STAFF pay cuts and a strong performance in its Asian business helped property consultancy DTZ return to the black only a year after posting losses of £35.1m.
But despite the impressive turnaround to report pre-exceptional profits of £3.6m for the year to the end of April, the London-based company extended its dividend freeze to two years, warning of a second slump.
Bob Rickert, chief operating officer, said: “We really feel like we have been successful in turning the company around and getting back on track. In terms of the dividend, we have no set timetable and will go by how the markets progress.

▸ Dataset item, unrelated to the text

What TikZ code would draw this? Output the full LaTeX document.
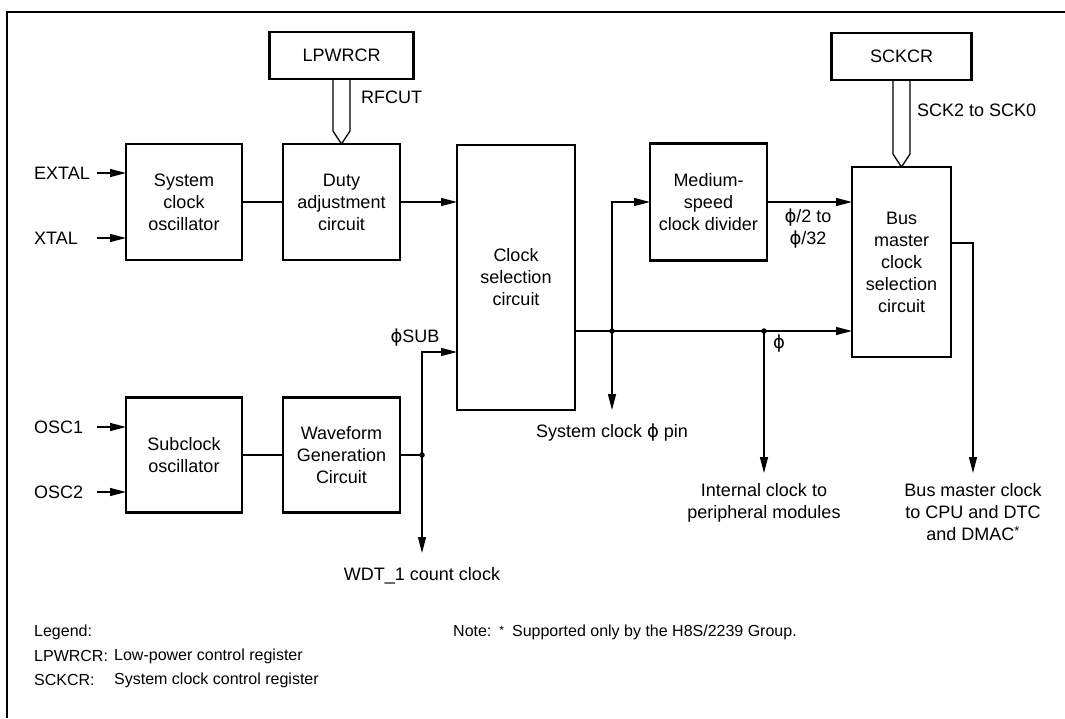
\documentclass[tikz,border=0pt]{standalone}
\usepackage{fontspec}
\setmainfont{Liberation Sans}
\newfontfamily\phfont{DejaVu Sans}
\usepackage{tikz}
\usetikzlibrary{arrows.meta,positioning}
\newcommand{\ph}{{\phfont\char"03D5}}
\newcommand{\astmark}{\raisebox{5pt}{\fontsize{13}{13}\selectfont *}}
\tikzstyle{blk}=[rectangle,draw,line width=2.7pt,inner sep=0pt,outer sep=0pt,align=center,
                 font=\fontsize{18}{22}\selectfont]
\tikzstyle{txt}=[inner sep=0pt,align=center,font=\fontsize{18}{22}\selectfont]
\tikzstyle{outlbl}=[txt,anchor=north,inner ysep=12pt]
\tikzstyle{lgd}=[inner sep=0pt,anchor=west,font=\fontsize{16}{19}\selectfont]
\tikzstyle{sig}=[-{Triangle[length=16pt,width=8pt]},line width=1.3pt]
\tikzstyle{wire}=[line width=1.3pt]
\tikzstyle{regbus}=[line width=1.3pt,line join=miter]
\tikzstyle{jdot}=[circle,fill,inner sep=0pt,minimum size=5.5pt]

\begin{document}
\begin{tikzpicture}[x=1pt,y=-1pt]
  \useasboundingbox (0,0) rectangle (1065,718);
  \draw[line width=2.6pt] (7,718) -- (7,12) -- (1065,12);

  % clock blocks
  \node[blk,minimum width=116pt,minimum height=116pt] (sysosc) at (184,202) {System\\clock\\oscillator};
  \node[blk,minimum width=117pt,minimum height=116pt,right=41pt of sysosc] (duty) {Duty\\adjustment\\circuit};
  \node[blk,minimum width=144pt,minimum height=47pt,above=65pt of duty] (lpwrcr) {LPWRCR};
  \node[blk,minimum width=118pt,minimum height=265pt] (clksel) at (516,277.5) {Clock\\selection\\circuit};
  \node[blk,minimum width=117pt,minimum height=117pt] (meddiv) at (708.5,202) {Medium-\\speed\\clock divider};
  \node[blk,minimum width=99pt,minimum height=190pt] (busm) at (901.5,262) {Bus\\master\\clock\\selection\\circuit};
  \node[blk,minimum width=140pt,minimum height=47pt] (sckcr) at (901.5,56.5) {SCKCR};
  \node[blk,minimum width=116pt,minimum height=115pt] (subosc) at (184,455) {Subclock\\oscillator};
  \node[blk,minimum width=117pt,minimum height=115pt,right=41pt of subosc] (wave) {Waveform\\Generation\\Circuit};

  % register buses
  \draw[regbus] ([xshift=-8.5pt]lpwrcr.south) -- ([xshift=-8.5pt,yshift=13pt]duty.north) -- (duty.north)
                -- ([xshift=8.5pt,yshift=13pt]duty.north) -- ([xshift=8.5pt]lpwrcr.south);
  \draw[regbus] ([xshift=-8.5pt]sckcr.south) -- ([xshift=-8.5pt,yshift=13pt]busm.north) -- (busm.north)
                -- ([xshift=8.5pt,yshift=13pt]busm.north) -- ([xshift=8.5pt]sckcr.south);
  \node[txt,anchor=west] (rfcut) at (361,97) {RFCUT};
  \node[txt,anchor=west] (sckbits) at (917,110) {SCK2 to SCK0};

  % inputs
  \node[txt,anchor=west] (extal) at (34,173) {EXTAL};
  \node[txt,anchor=west] (xtal) at (34,238) {XTAL};
  \node[txt,anchor=west] (osc1) at (34,427) {OSC1};
  \node[txt,anchor=west] (osc2) at (34,492) {OSC2};
  \coordinate (extalin) at (97,173);
  \coordinate (xtalin) at (97,238);
  \coordinate (osc1in) at (97,427);
  \coordinate (osc2in) at (97,492);
  \draw[sig] (extalin) -- (extalin -| sysosc.west);
  \draw[sig] (xtalin) -- (xtalin -| sysosc.west);
  \draw[sig] (osc1in) -- (osc1in -| subosc.west);
  \draw[sig] (osc2in) -- (osc2in -| subosc.west);

  % main clock path
  \draw[wire] (sysosc) -- (duty);
  \draw[sig] (duty) -- (duty.east -| clksel.west);
  \draw[wire] (subosc) -- (wave);
  \coordinate (jsub) at (422,455);
  \coordinate (subin) at (457,352);
  \draw[wire] (wave) -- (jsub);
  \draw[sig] (jsub) |- (subin -| clksel.west);
  \node[jdot] (dsub) at (jsub) {};
  \node[txt] (phisub) at (415,338) {\ph SUB};
  \node[outlbl,inner ysep=14pt] (wdt) at (422,553) {WDT\_1 count clock};
  \draw[sig] (jsub) -- (wdt.north);

  \coordinate (j1) at (612,331);
  \coordinate (j2) at (764,331);
  \draw[sig] (clksel.east |- j1) -- (busm.west |- j1);
  \draw[sig] (j1) |- (meddiv.west);
  \draw[sig] (meddiv) -- (meddiv.east -| busm.west);
  \node[jdot] (d1) at (j1) {};
  \node[jdot] (d2) at (j2) {};
  \node[txt] (phi) at (779,344) {\ph};
  \node[txt] (phidiv) at (808,229) {\ph/2 to\\\ph/32};

  % outputs
  \node[outlbl,inner ysep=14pt] (pin) at (612,410) {System clock \ph{} pin};
  \draw[sig] (j1) -- (pin.north);
  \node[outlbl,inner ysep=10pt] (intclk) at (764,473) {Internal clock to\\peripheral modules};
  \draw[sig] (j2) -- (intclk.north);
  \coordinate (busout) at (973,243);
  \node[outlbl,inner ysep=10pt] (busclk) at (973,473) {Bus master clock\\to CPU and DTC\\and DMAC\astmark};
  \draw[sig] (busout -| busm.east) -| (busclk.north);

  % legend
  \node[lgd] (lg0) at (34,632) {Legend:};
  \node[lgd] (lg1) at (34,656) {LPWRCR:};
  \node[lgd] (lg1t) at (114,656) {Low-power control register};
  \node[lgd] (lg2) at (34,680) {SCKCR:};
  \node[lgd] (lg2t) at (114,680) {System clock control register};
  \node[lgd] (note) at (453,632) {Note:\enspace{\raisebox{2pt}{\fontsize{12}{12}\selectfont *}}\enspace Supported only by the H8S/2239 Group.};
\end{tikzpicture}
\end{document}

“We have found our shareholders to be supportive of the company shoring up the restructuring programme rather than paying a dividend.”
A far-reaching strategic review and restructuring programme delivered savings of more than £75m, allowing the company to fine-tune its operations in Asia where revenues were up 24.1 per cent to £98.5m. Staff reportedly took a pay cut of about 10 per cent which helped save some £75m.
In a sign the real estate advisor is optimistic about its own position it announced plans to take total control of its European asset management business. The deal, worth up to €22m (£18.4m), would involve the company buying the remaining 20 per cent stake it does not own in DTZ Asset Management Europe.
Rickert added: “Going forward we will continue to focus on our home businesses in the UK and China. We are conscious there remains considerable economic uncertainty and geopolitical risk around the world and our outlook remains cautious.”